Last year, as a means to get fit and active, I decided to start walking. I live in a rural town, which has footpaths around the village but not anywhere else and with milk tankers and log trukcs hurtling passed, it wasn’t the safest place to walk, unless you went along the riverbank, which was sometimes closed due to gravel works.
I knew of a bush walk, I had been to the start of it once, but never fully investigated it. It seemed like a good idea at the time… It took me several weeks to actually discover it was a loop track, but that wasn’t what amazed me the most. It was the beauty, the sound, the coolness of the native bush and the steep widing path running through it.
This small patch of native bush is surrounding by farm land and goes up a rather steep hill. Climbing through it, I recalled writing about my intrepid travellers riding horses up a steep bare hillside track. After the second walk, I came home and changed my story, so that they were climbing through steep bush clad hills, with ferns umbrella-ed over them, the coolness of the forest floor, the richness of the smell of the soil, the bird call the greeted us as we walked. My son developed a fascination for bellbirds, especially when they would flit down and sit on branches next to him while he walked.
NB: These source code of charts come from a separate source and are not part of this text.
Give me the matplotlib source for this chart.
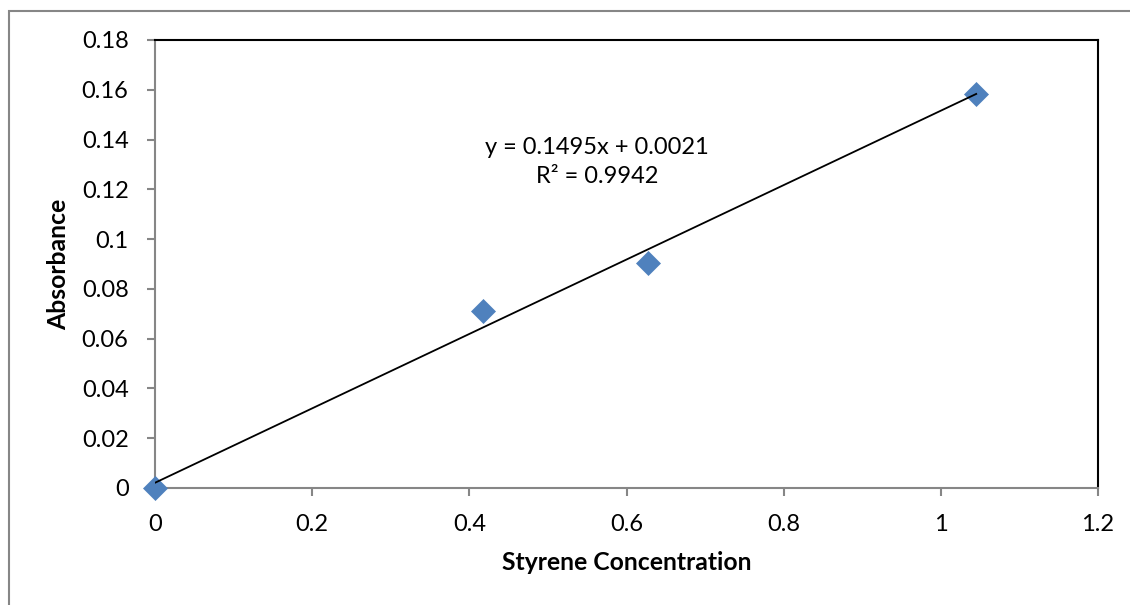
# styrene calibration curve, excel-style scatter with linear trendline
import numpy as np
import matplotlib
matplotlib.use('Agg')
import matplotlib.pyplot as plt
from matplotlib.patches import Rectangle

# data
conc = [0, 0.418, 0.627, 1.045]
absorb = [0, 0.071, 0.0905, 0.1585]
slope = 0.1495
intercept = 0.0021
r2 = 0.9942

x_ticks = [0, 0.2, 0.4, 0.6, 0.8, 1, 1.2]
x_labels = ['0', '0.2', '0.4', '0.6', '0.8', '1', '1.2']
y_ticks = [0, 0.02, 0.04, 0.06, 0.08, 0.1, 0.12, 0.14, 0.16, 0.18]
y_labels = ['0', '0.02', '0.04', '0.06', '0.08', '0.1', '0.12', '0.14', '0.16', '0.18']

plt.rcParams['font.family'] = ['Lato', 'DejaVu Sans']
gray = '#868686'

fig = plt.figure(figsize=(11.3, 6.05), dpi=100)
ax = fig.add_axes([155/1130, 1 - 488/605, 943/1130, 448/605])

# outer chart-area frame (only left/top edges fall inside the image)
fig.add_artist(Rectangle((9/1130, -0.1), 2, 1 - 11/605 + 0.1, transform=fig.transFigure,
                         fill=False, ec=gray, lw=1.5))

ax.plot(conc, absorb, 'D', color='#4F81BD', ms=12, mec='#4F81BD', mew=0.5, zorder=3,
        clip_on=False)

# trendline over the data range
xs = np.array([min(conc), max(conc)])
ax.plot(xs, slope * xs + intercept, color='black', lw=1.3, zorder=4)

ax.text((597 - 155) / 943 * 1.2, (488 - 162) / 448 * 0.18,
        'y = %.4fx + %.4f\nR² = %.4f' % (slope, intercept, r2),
        ha='center', va='center', fontsize=17, linespacing=1.5, multialignment='center')

ax.set_xlim(0, 1.2)
ax.set_ylim(0, 0.18)
ax.set_xticks(x_ticks, x_labels)
ax.set_yticks(y_ticks, y_labels)
ax.tick_params(direction='out', length=6, width=1.5, color=gray, pad=13,
               labelsize=17, labelcolor='black')

for side in ['left', 'bottom']:
    ax.spines[side].set_color(gray)
    ax.spines[side].set_linewidth(1.5)
for side in ['top', 'right']:
    ax.spines[side].set_color('black')
    ax.spines[side].set_linewidth(1.5)

ax.set_xlabel('Styrene Concentration', fontsize=17.8, fontweight='bold')
ax.xaxis.label.set_va('center')
ax.xaxis.set_label_coords(0.5, (488 - 563) / 448)
ax.set_ylabel('Absorbance', fontsize=17.8, fontweight='bold')
ax.yaxis.label.set_va('center')
ax.yaxis.set_label_coords((59 - 155) / 943, 0.5)

fig.savefig('out.png', dpi=100)
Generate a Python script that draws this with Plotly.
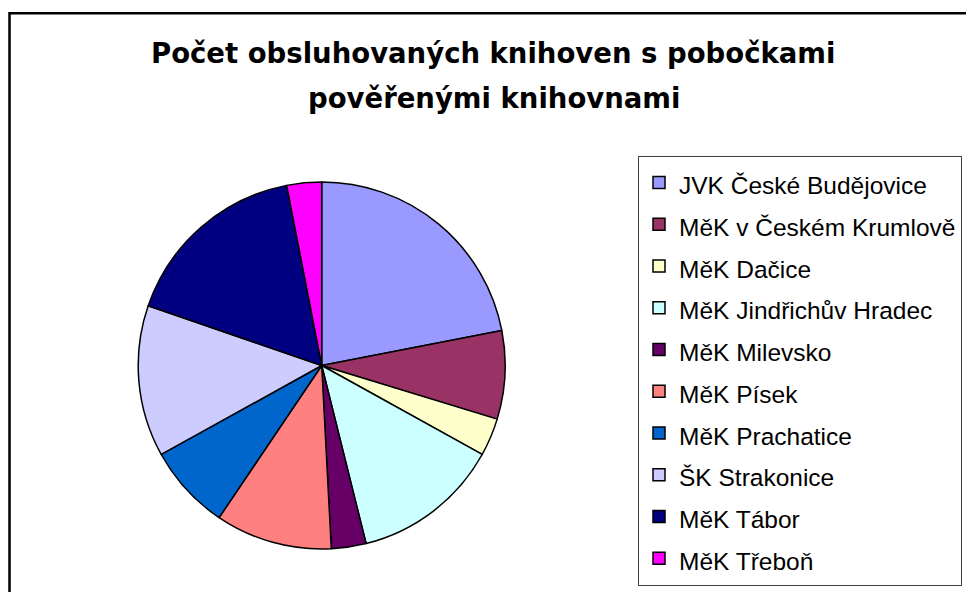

The colours might be plain, but the way they work together to create such beauty, the lines they form. This part of the native is fairly new, regenerative, but further up the track it is dense and the trees are thick and tall, not original native bush, but old enough to have been here longer than the village. So what did this small patch of bush see? Experience?
I love ferns, the way the are shaped, the forks on the leaves, the colour, texture, the lushness of them. Punga trees are magnificent and part of the inspiration behind the lantern tree in my Chrystias story, where they grow very tall, but long tendrils with lights at the end flow down from the top.
A chapel, in the final book of my Chrystias story, is inside a large hollow tree, which was inspired by stories of Tane Mahuta, a large Kauri tree in the north island, and also in part by the large redwood forests in California, where some trees are actually driven through!
I am unsure what this tree is, it vaguely looks like a wild fuschia, but the bark is paper thin and hangs in large strips from the tree. This plant was gnarled and twisted like it was in pain – from what?
Well, these are some of the things that have inspired me, Native bush has a big place in my heart, as does New Zealand, my homeland.